§ Challenge: Your copy of the material below should match it exactly, except that it holds no pictures.

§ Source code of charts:
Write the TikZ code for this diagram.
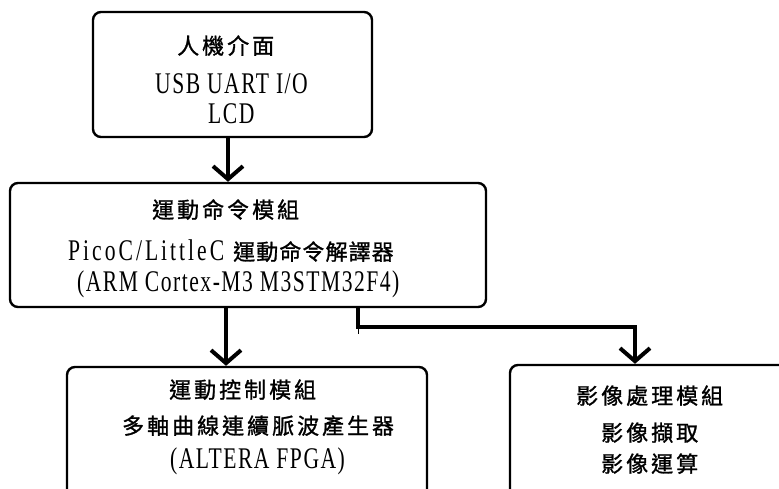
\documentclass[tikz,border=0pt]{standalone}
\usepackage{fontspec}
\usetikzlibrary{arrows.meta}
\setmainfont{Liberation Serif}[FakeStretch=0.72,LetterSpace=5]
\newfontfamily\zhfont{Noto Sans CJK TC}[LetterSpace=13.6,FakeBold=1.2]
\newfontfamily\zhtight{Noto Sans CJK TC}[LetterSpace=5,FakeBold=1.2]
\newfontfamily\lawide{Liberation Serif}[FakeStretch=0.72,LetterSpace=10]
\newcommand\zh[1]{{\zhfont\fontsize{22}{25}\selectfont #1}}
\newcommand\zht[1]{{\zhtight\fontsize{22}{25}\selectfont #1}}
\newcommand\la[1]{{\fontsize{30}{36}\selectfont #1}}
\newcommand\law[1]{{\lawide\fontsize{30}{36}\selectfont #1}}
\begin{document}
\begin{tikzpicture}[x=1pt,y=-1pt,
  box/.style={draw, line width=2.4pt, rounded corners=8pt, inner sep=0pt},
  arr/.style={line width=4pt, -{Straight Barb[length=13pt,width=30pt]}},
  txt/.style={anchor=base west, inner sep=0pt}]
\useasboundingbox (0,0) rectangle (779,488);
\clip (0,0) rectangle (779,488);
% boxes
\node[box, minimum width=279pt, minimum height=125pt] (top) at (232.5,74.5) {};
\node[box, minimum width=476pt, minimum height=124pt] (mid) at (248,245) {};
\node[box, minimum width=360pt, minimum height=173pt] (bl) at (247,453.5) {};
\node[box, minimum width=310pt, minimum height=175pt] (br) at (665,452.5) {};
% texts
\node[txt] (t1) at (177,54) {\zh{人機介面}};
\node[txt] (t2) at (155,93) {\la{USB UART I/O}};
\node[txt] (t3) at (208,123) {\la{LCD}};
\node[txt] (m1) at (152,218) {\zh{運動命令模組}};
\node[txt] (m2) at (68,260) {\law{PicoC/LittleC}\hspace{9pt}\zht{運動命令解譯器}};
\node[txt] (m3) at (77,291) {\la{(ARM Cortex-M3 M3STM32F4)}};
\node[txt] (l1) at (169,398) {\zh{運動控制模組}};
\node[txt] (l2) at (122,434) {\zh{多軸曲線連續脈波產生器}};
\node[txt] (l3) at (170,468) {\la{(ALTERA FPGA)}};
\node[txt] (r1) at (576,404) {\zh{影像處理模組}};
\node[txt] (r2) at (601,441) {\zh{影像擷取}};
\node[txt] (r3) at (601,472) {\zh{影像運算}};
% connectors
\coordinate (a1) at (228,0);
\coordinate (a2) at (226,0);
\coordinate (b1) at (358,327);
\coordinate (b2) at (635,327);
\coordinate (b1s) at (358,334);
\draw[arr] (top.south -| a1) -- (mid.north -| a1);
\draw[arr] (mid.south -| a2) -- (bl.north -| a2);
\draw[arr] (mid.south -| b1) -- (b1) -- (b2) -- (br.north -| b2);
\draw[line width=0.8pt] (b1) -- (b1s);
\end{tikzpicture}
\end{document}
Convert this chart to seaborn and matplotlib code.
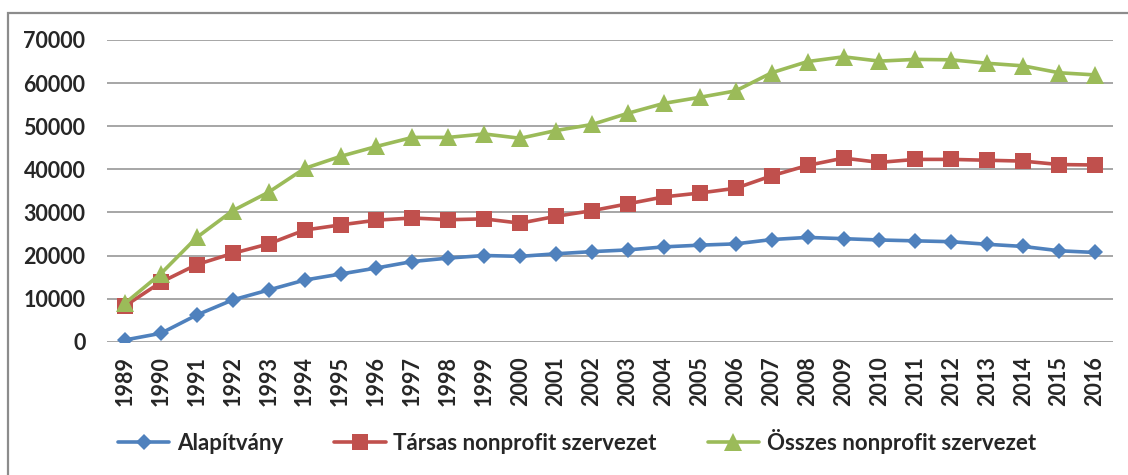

§ Output of the exercise:
Write the TikZ code for this diagram.
\documentclass[tikz,border=0pt]{standalone}
\usepackage{fontspec}
\usetikzlibrary{arrows.meta}
\setmainfont{Liberation Serif}[FakeStretch=0.72,LetterSpace=5]
\newfontfamily\zhfont{Noto Sans CJK TC}[LetterSpace=13.6,FakeBold=1.2]
\newfontfamily\zhtight{Noto Sans CJK TC}[LetterSpace=5,FakeBold=1.2]
\newfontfamily\lawide{Liberation Serif}[FakeStretch=0.72,LetterSpace=10]
\newcommand\zh[1]{{\zhfont\fontsize{22}{25}\selectfont #1}}
\newcommand\zht[1]{{\zhtight\fontsize{22}{25}\selectfont #1}}
\newcommand\la[1]{{\fontsize{30}{36}\selectfont #1}}
\newcommand\law[1]{{\lawide\fontsize{30}{36}\selectfont #1}}
\begin{document}
\begin{tikzpicture}[x=1pt,y=-1pt,
  box/.style={draw, line width=2.4pt, rounded corners=8pt, inner sep=0pt},
  arr/.style={line width=4pt, -{Straight Barb[length=13pt,width=30pt]}},
  txt/.style={anchor=base west, inner sep=0pt}]
\useasboundingbox (0,0) rectangle (779,488);
\clip (0,0) rectangle (779,488);
% boxes
\node[box, minimum width=279pt, minimum height=125pt] (top) at (232.5,74.5) {};
\node[box, minimum width=476pt, minimum height=124pt] (mid) at (248,245) {};
\node[box, minimum width=360pt, minimum height=173pt] (bl) at (247,453.5) {};
\node[box, minimum width=310pt, minimum height=175pt] (br) at (665,452.5) {};
% texts
\node[txt] (t1) at (177,54) {\zh{人機介面}};
\node[txt] (t2) at (155,93) {\la{USB UART I/O}};
\node[txt] (t3) at (208,123) {\la{LCD}};
\node[txt] (m1) at (152,218) {\zh{運動命令模組}};
\node[txt] (m2) at (68,260) {\law{PicoC/LittleC}\hspace{9pt}\zht{運動命令解譯器}};
\node[txt] (m3) at (77,291) {\la{(ARM Cortex-M3 M3STM32F4)}};
\node[txt] (l1) at (169,398) {\zh{運動控制模組}};
\node[txt] (l2) at (122,434) {\zh{多軸曲線連續脈波產生器}};
\node[txt] (l3) at (170,468) {\la{(ALTERA FPGA)}};
\node[txt] (r1) at (576,404) {\zh{影像處理模組}};
\node[txt] (r2) at (601,441) {\zh{影像擷取}};
\node[txt] (r3) at (601,472) {\zh{影像運算}};
% connectors
\coordinate (a1) at (228,0);
\coordinate (a2) at (226,0);
\coordinate (b1) at (358,327);
\coordinate (b2) at (635,327);
\coordinate (b1s) at (358,334);
\draw[arr] (top.south -| a1) -- (mid.north -| a1);
\draw[arr] (mid.south -| a2) -- (bl.north -| a2);
\draw[arr] (mid.south -| b1) -- (b1) -- (b2) -- (br.north -| b2);
\draw[line width=0.8pt] (b1) -- (b1s);
\end{tikzpicture}
\end{document}
Convert this chart to seaborn and matplotlib code.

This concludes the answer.